*TASK DESCRIPTION*
Return the material word for word. Do not include the pictures.

====== SUPPLIED DATA ======

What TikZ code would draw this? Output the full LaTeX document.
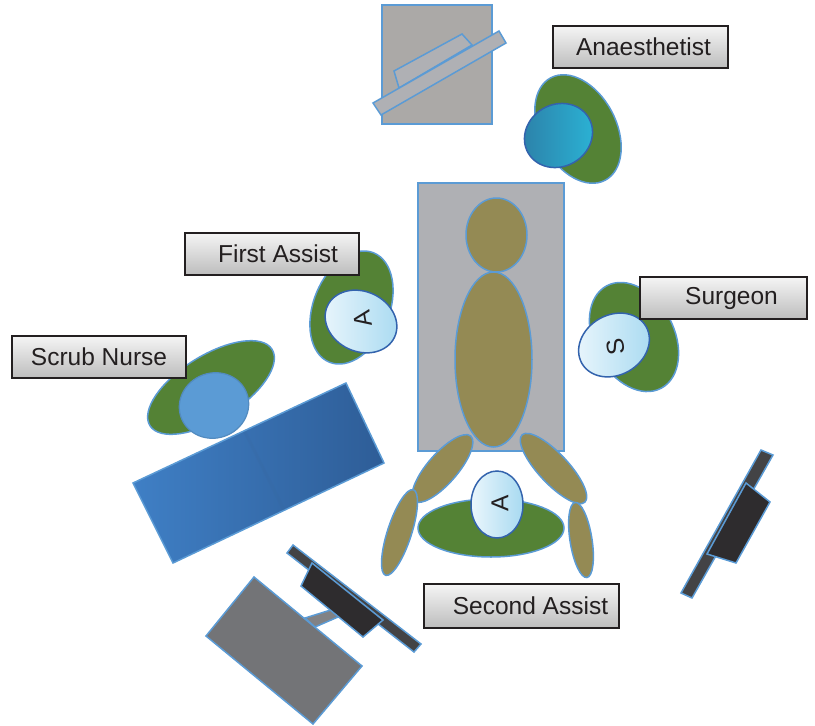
\documentclass[tikz,border=0pt]{standalone}
\usepackage{fontspec}
\setmainfont{Liberation Sans}

\definecolor{rim}{HTML}{5B9BD5}
\definecolor{gowngreen}{HTML}{548235}
\definecolor{skin}{HTML}{948A54}
\definecolor{tablegray}{HTML}{AFB0B4}
\definecolor{cartgray}{HTML}{ABA9A7}
\definecolor{screen}{HTML}{2E2C2E}
\definecolor{stand}{HTML}{434345}
\definecolor{monitorgray}{HTML}{737477}
\definecolor{capline}{HTML}{3363AD}
\definecolor{tagline}{HTML}{231F20}
\definecolor{capwhite}{HTML}{EAF6FC}
\definecolor{capblue}{HTML}{A8DAF1}
\definecolor{tealdark}{HTML}{2C80A8}
\definecolor{teallight}{HTML}{2BB4D6}
\definecolor{trayleft}{HTML}{3F7FC5}
\definecolor{trayright}{HTML}{2E5D97}

\tikzset{every node/.style={font=\fontsize{24.5}{28}\selectfont, text=tagline},
  tag/.style={draw=tagline, line width=2pt, top color=black!4, bottom color=black!26,
    anchor=north west, inner sep=0pt, minimum height=42pt},
  rimmed/.style={draw=rim, line width=1.5pt},
  body/.style={rimmed, fill=skin},
  gown/.style={rimmed, fill=gowngreen},
  lightcap/.style={draw=capline, line width=1.5pt, left color=capwhite, right color=capblue},
  darkcap/.style={draw=capline, line width=1.5pt, left color=tealdark, right color=teallight},
  scrubcap/.style={draw=rim!90!black, line width=1.2pt, fill=rim}}

% filled ellipse: style, centre x, centre y, x radius, y radius, angle
\newcommand{\blob}[6]{\draw[#1, rotate around={#6:(#2,#3)}] (#2,#3) ellipse [x radius=#4, y radius=#5];}

\begin{document}
\begin{tikzpicture}[x=1pt,y=1pt]
  \useasboundingbox (0,0) rectangle (815,-726);
  % anaesthetic machine
  \draw[rimmed, fill=cartgray] (382,-5) rectangle (492,-124);
  \draw[rimmed, fill=tablegray] (399,-88) -- (394,-71) -- (462,-34) -- (472,-45) -- cycle;
  \draw[rimmed, fill=tablegray] (373,-103) -- (381,-115) -- (506,-43) -- (499,-31) -- cycle;
  % table and patient
  \draw[rimmed, fill=tablegray] (418,-183) rectangle (564,-451);
  \blob{body}{496.5}{-235}{30.5}{37}{0}
  \blob{body}{493.5}{-359.5}{38.5}{87.5}{0}
  \blob{body}{442.5}{-468.5}{43}{15}{49}
  \blob{body}{553.5}{-468.5}{46}{15}{-47}
  \blob{body}{399.5}{-532.5}{45}{12}{72}
  \blob{body}{581}{-540}{38}{11}{-81}
  % staff round the table
  \blob{gown}{578}{-129}{38}{58}{28}
  \blob{darkcap}{558.5}{-135.5}{35}{31}{30}
  \blob{gown}{351.5}{-307.5}{38}{59}{-22}
  \blob{lightcap}{361}{-321.5}{37}{30}{-25}
  \blob{gown}{634}{-337}{40}{58}{28}
  \blob{lightcap}{614}{-345}{37}{30}{30}
  \blob{gown}{211}{-387.5}{72}{32}{32}
  \blob{scrubcap}{214}{-405.5}{35}{32.5}{20}
  \blob{gown}{491}{-528}{73}{29}{0}
  \blob{lightcap}{497}{-504.5}{26}{33.5}{0}
  \node[rotate=100] (firstA) at (363,-319) {A};
  \node[rotate=100] (surgS) at (616,-347) {S};
  \node[rotate=90] (secondA) at (500,-503) {A};
  % instrument trolley
  \draw[rimmed, left color=trayleft, right color=trayright]
    (133,-483) -- (346,-383) -- (384,-463) -- (173,-563) -- cycle;
  \draw[trayright!80!rim, line width=3pt, opacity=0.3] (245,-432) -- (284,-510);
  % monitors
  \draw[rimmed, fill=monitorgray!90] (305,-618) -- (334,-609) -- (338,-617) -- (315,-627) -- cycle;
  \draw[rimmed, fill=monitorgray] (254,-577) -- (362,-666) -- (313,-724) -- (206,-636) -- cycle;
  \draw[rimmed, fill=stand] (293,-545) -- (421,-644) -- (414,-652) -- (287,-553) -- cycle;
  \draw[rimmed, fill=screen] (312,-563) -- (383,-620) -- (363,-637) -- (301,-586) -- cycle;
  \draw[rimmed, fill=stand] (761,-450) -- (773,-455) -- (692,-598) -- (681,-593) -- cycle;
  \draw[rimmed, fill=screen] (746,-483) -- (770,-502) -- (736,-563) -- (707,-554) -- cycle;
  % name tags
  \node[tag, minimum width=175pt] (anaes) at (552,-25) {\hspace*{6pt}Anaesthetist};
  \node[tag, minimum width=174pt] (first) at (184,-232) {\hspace*{12pt}First Assist};
  \node[tag, minimum width=174pt] (scrub) at (11,-335) {Scrub Nurse};
  \node[tag, minimum width=167pt] (surgeon) at (639,-276) {\hspace*{16pt}Surgeon};
  \node[tag, minimum width=195pt, minimum height=44pt] (second) at (423,-583) {\hspace*{18pt}Second Assist};
\end{tikzpicture}
\end{document}
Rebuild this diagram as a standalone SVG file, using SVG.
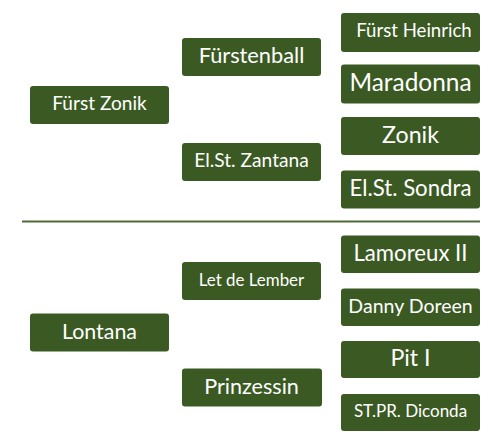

======

*CORRECT RESULT*
What TikZ code would draw this? Output the full LaTeX document.
\documentclass[tikz,border=0pt]{standalone}
\usepackage{fontspec}
\setmainfont{Liberation Sans}

\definecolor{rim}{HTML}{5B9BD5}
\definecolor{gowngreen}{HTML}{548235}
\definecolor{skin}{HTML}{948A54}
\definecolor{tablegray}{HTML}{AFB0B4}
\definecolor{cartgray}{HTML}{ABA9A7}
\definecolor{screen}{HTML}{2E2C2E}
\definecolor{stand}{HTML}{434345}
\definecolor{monitorgray}{HTML}{737477}
\definecolor{capline}{HTML}{3363AD}
\definecolor{tagline}{HTML}{231F20}
\definecolor{capwhite}{HTML}{EAF6FC}
\definecolor{capblue}{HTML}{A8DAF1}
\definecolor{tealdark}{HTML}{2C80A8}
\definecolor{teallight}{HTML}{2BB4D6}
\definecolor{trayleft}{HTML}{3F7FC5}
\definecolor{trayright}{HTML}{2E5D97}

\tikzset{every node/.style={font=\fontsize{24.5}{28}\selectfont, text=tagline},
  tag/.style={draw=tagline, line width=2pt, top color=black!4, bottom color=black!26,
    anchor=north west, inner sep=0pt, minimum height=42pt},
  rimmed/.style={draw=rim, line width=1.5pt},
  body/.style={rimmed, fill=skin},
  gown/.style={rimmed, fill=gowngreen},
  lightcap/.style={draw=capline, line width=1.5pt, left color=capwhite, right color=capblue},
  darkcap/.style={draw=capline, line width=1.5pt, left color=tealdark, right color=teallight},
  scrubcap/.style={draw=rim!90!black, line width=1.2pt, fill=rim}}

% filled ellipse: style, centre x, centre y, x radius, y radius, angle
\newcommand{\blob}[6]{\draw[#1, rotate around={#6:(#2,#3)}] (#2,#3) ellipse [x radius=#4, y radius=#5];}

\begin{document}
\begin{tikzpicture}[x=1pt,y=1pt]
  \useasboundingbox (0,0) rectangle (815,-726);
  % anaesthetic machine
  \draw[rimmed, fill=cartgray] (382,-5) rectangle (492,-124);
  \draw[rimmed, fill=tablegray] (399,-88) -- (394,-71) -- (462,-34) -- (472,-45) -- cycle;
  \draw[rimmed, fill=tablegray] (373,-103) -- (381,-115) -- (506,-43) -- (499,-31) -- cycle;
  % table and patient
  \draw[rimmed, fill=tablegray] (418,-183) rectangle (564,-451);
  \blob{body}{496.5}{-235}{30.5}{37}{0}
  \blob{body}{493.5}{-359.5}{38.5}{87.5}{0}
  \blob{body}{442.5}{-468.5}{43}{15}{49}
  \blob{body}{553.5}{-468.5}{46}{15}{-47}
  \blob{body}{399.5}{-532.5}{45}{12}{72}
  \blob{body}{581}{-540}{38}{11}{-81}
  % staff round the table
  \blob{gown}{578}{-129}{38}{58}{28}
  \blob{darkcap}{558.5}{-135.5}{35}{31}{30}
  \blob{gown}{351.5}{-307.5}{38}{59}{-22}
  \blob{lightcap}{361}{-321.5}{37}{30}{-25}
  \blob{gown}{634}{-337}{40}{58}{28}
  \blob{lightcap}{614}{-345}{37}{30}{30}
  \blob{gown}{211}{-387.5}{72}{32}{32}
  \blob{scrubcap}{214}{-405.5}{35}{32.5}{20}
  \blob{gown}{491}{-528}{73}{29}{0}
  \blob{lightcap}{497}{-504.5}{26}{33.5}{0}
  \node[rotate=100] (firstA) at (363,-319) {A};
  \node[rotate=100] (surgS) at (616,-347) {S};
  \node[rotate=90] (secondA) at (500,-503) {A};
  % instrument trolley
  \draw[rimmed, left color=trayleft, right color=trayright]
    (133,-483) -- (346,-383) -- (384,-463) -- (173,-563) -- cycle;
  \draw[trayright!80!rim, line width=3pt, opacity=0.3] (245,-432) -- (284,-510);
  % monitors
  \draw[rimmed, fill=monitorgray!90] (305,-618) -- (334,-609) -- (338,-617) -- (315,-627) -- cycle;
  \draw[rimmed, fill=monitorgray] (254,-577) -- (362,-666) -- (313,-724) -- (206,-636) -- cycle;
  \draw[rimmed, fill=stand] (293,-545) -- (421,-644) -- (414,-652) -- (287,-553) -- cycle;
  \draw[rimmed, fill=screen] (312,-563) -- (383,-620) -- (363,-637) -- (301,-586) -- cycle;
  \draw[rimmed, fill=stand] (761,-450) -- (773,-455) -- (692,-598) -- (681,-593) -- cycle;
  \draw[rimmed, fill=screen] (746,-483) -- (770,-502) -- (736,-563) -- (707,-554) -- cycle;
  % name tags
  \node[tag, minimum width=175pt] (anaes) at (552,-25) {\hspace*{6pt}Anaesthetist};
  \node[tag, minimum width=174pt] (first) at (184,-232) {\hspace*{12pt}First Assist};
  \node[tag, minimum width=174pt] (scrub) at (11,-335) {Scrub Nurse};
  \node[tag, minimum width=167pt] (surgeon) at (639,-276) {\hspace*{16pt}Surgeon};
  \node[tag, minimum width=195pt, minimum height=44pt] (second) at (423,-583) {\hspace*{18pt}Second Assist};
\end{tikzpicture}
\end{document}
Rebuild this diagram as a standalone SVG file, using SVG.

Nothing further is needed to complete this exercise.